Applications that collect data in various formats can place data into the Hadoop cluster by using an API operation to connect to the NameNode. The NameNode tracks the file directory structure and placement of “chunks” for each file, replicated across DataNodes. To run a job to query the data, provide a MapReduce job made up of many map and reduce tasks that run against the data in HDFS spread across the DataNodes. Map tasks run on each node against the input files supplied, and reducers run to aggregate and organize the final output.

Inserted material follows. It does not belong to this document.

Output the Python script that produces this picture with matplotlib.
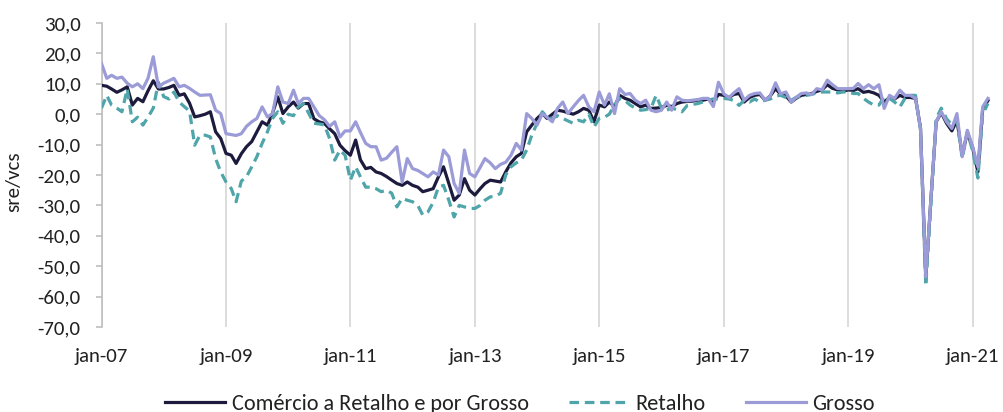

The Hadoop ecosystem has grown significantly over the years due to its extensibility. Today, the Hadoop ecosystem includes many tools and applications to help collect, store, process, analyze, and manage big data. Some of the most popular applications are:
- Spark – An open source, distributed processing system commonly used for big data workloads. Apache Spark uses in-memory caching and optimized execution for fast performance, and it supports general batch processing, streaming analytics, machine learning, graph databases, and ad hoc queries.
- Presto – An open source, distributed SQL query engine optimized for low-latency, ad-hoc analysis of data. It supports the ANSI SQL standard, including complex queries, aggregations, joins, and window functions. Presto can process data from multiple data sources including the Hadoop Distributed File System (HDFS) and Amazon S3.
- Hive – Allows users to leverage Hadoop MapReduce using a SQL interface, enabling analytics at a massive scale, in addition to distributed and fault-tolerant data warehousing.
- HBase – An open source, non-relational, versioned database that runs on top of Amazon S3 (using EMRFS) or the Hadoop Distributed File System (HDFS). HBase is a massively scalable, distributed big data store built for random, strictly consistent, real-time access for tables with billions of rows and millions of columns.
- Zeppelin – An interactive notebook that enables interactive data exploration.
Amazon EMR is a managed service that lets you process and analyze large datasets using the latest versions of big data processing frameworks such as Apache Hadoop, Spark, HBase, and Presto on fully customizable clusters.
- Easy to use: You can launch an Amazon EMR cluster in minutes. You don’t need to worry about node provisioning, cluster setup, Hadoop configuration, or cluster tuning.
- Low cost: Amazon EMR pricing is simple and predictable: You pay an hourly rate for every instance hour you use and you can leverage Spot Instances for greater savings.
- Elastic: With Amazon EMR, you can provision one, hundreds, or thousands of compute instances to process data at any scale.
- Transient: You can use EMRFS to run clusters on-demand based on HDFS data stored persistently in Amazon S3. As jobs finish, you can shut down a cluster and have the data saved in Amazon S3. You pay only for the compute time that the cluster is running.
- Secure: Amazon EMR uses all common security characteristics of AWS services:
- Identity and Access Management (IAM) roles and policies to manage permissions.
- Encryption in-transit and at-rest to help you protect your data and meet compliance standards, such as HIPAA.
- Security groups to control inbound and outbound network traffic to your cluster nodes.
- AWS CloudTrail: Audit all Amazon EMR PI calls made in your account to provide security analysis, resource change tracking, and compliance auditing.